I availed of the opportunity to visit Moscow during the socialist era while I was returning to India after attending the 200th birth anniversary of the great Hungarian Csoma de Koros, who is known among the Tibetologist world over as the pioneer of Tibetan studies in the West. My visit to Moscow became possible with the intervention of Kushok Bakula Rinpoche, who was on his routine tour to the Soviet Union in connection with his attendance for the meeting of Asian Buddhist Conference for Peace (ABCP), the organisation of which Bakula Rinpoche was a founder-member in association with Buddhist Religious Department of Soviet Union and Mongolia. I entered Moscow by carrying a special entry permit to the city for a week and the same helped me to have a peep into the cultural life of the metropolitan city of Moscow and to spend about of a week. Out of the first two nights, I was lodged in a government guest house and the next remaining four days in a skyscraper hotel known at that time as Hotel Ukraine.

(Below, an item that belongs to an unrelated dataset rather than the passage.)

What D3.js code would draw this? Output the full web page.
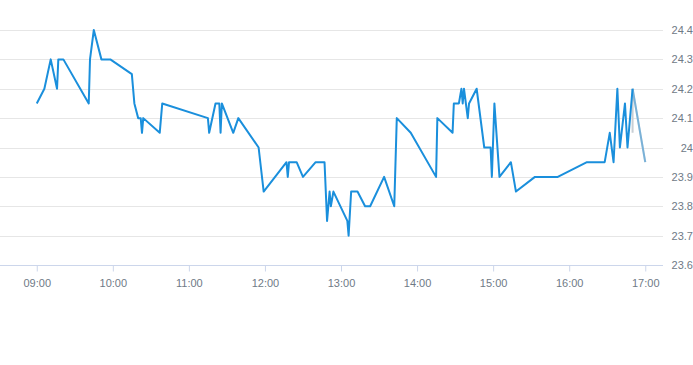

It is nearly after the gap of four-and-half decades that I once againavailed of the opportunity to travel to Russia on the invitation of Roerich Family Museum and Institute at St. Petersburg to attend the prestigious 19th International Scientific-practical conference on Nicolas Roerich at St. Petersburg from October 9–12, 2019. Nicolas Roerich was a credible painter and carried a Central Asia expedition from Leh in the trans-Himalayas in 1925, on his search of Shambhala, a mythical kingdom and his quest to explore the virgin land of Central Asia where once Buddhist civilization and culture had flourished. Again, after less than a one-month break in the month of November 2019, I travelled to Russia. This time to attend the first-ever held conference called the Scientific and Practical Conference of “Buddhist Civilization and Spiritual Heritage of the People of Eurasia: Oral and written tradition in a historical and cultural Context”, which was held at the central Abode temple of Buddha Shakyamuni, addressed in Tibetan the Gedan Sheddup Choi Korling Monastery built in the heart of Elista city from November 14–17, 2019. The latest visit happened to be the fourth in series to attend the 3rd International Buddhist Forum on the invitation of Kalmyk State University and the 3rd International Buddhist Forum from October 24–30, 2025 at Elista.
To travel from New Delhi to Moscow, the organisers of the Forum provided an air ticket to Moscow for the Aeroflot- Russian Airliner, and the duration of the flight was almost 7 hours. While flying across countries and peninsulas, my observation from the high skies was like taking a flight from Delhi to Leh, flying over naked mountains for hours and in between seeing small and big lakes and rivers. Similarly, while flying above the Central Asian part of the journey, I observed naked high mountains and lakes at some places. The largest lake I observed was the Aral saltwater lake of Central Asia located between the country of Kazakhstan and Uzbekistan. Further, the aircraft moves towards Bukhara, the city which in the past played a major Silk Road hub. It is relevant to mention here that in the past caravans from Central Asia also reached Leh carrying merchandise loaded on double-humped camels, the breeds of the same now one can see in the Nubra valley of Ladakh in large numbers. With the aircraft entering into the main land of Russia, flying over a number of cities and finally having the bird’s-eye view of the splendid city of Moscow, the aircraft finally landed at Sheremetyevo International Airport, Moscow.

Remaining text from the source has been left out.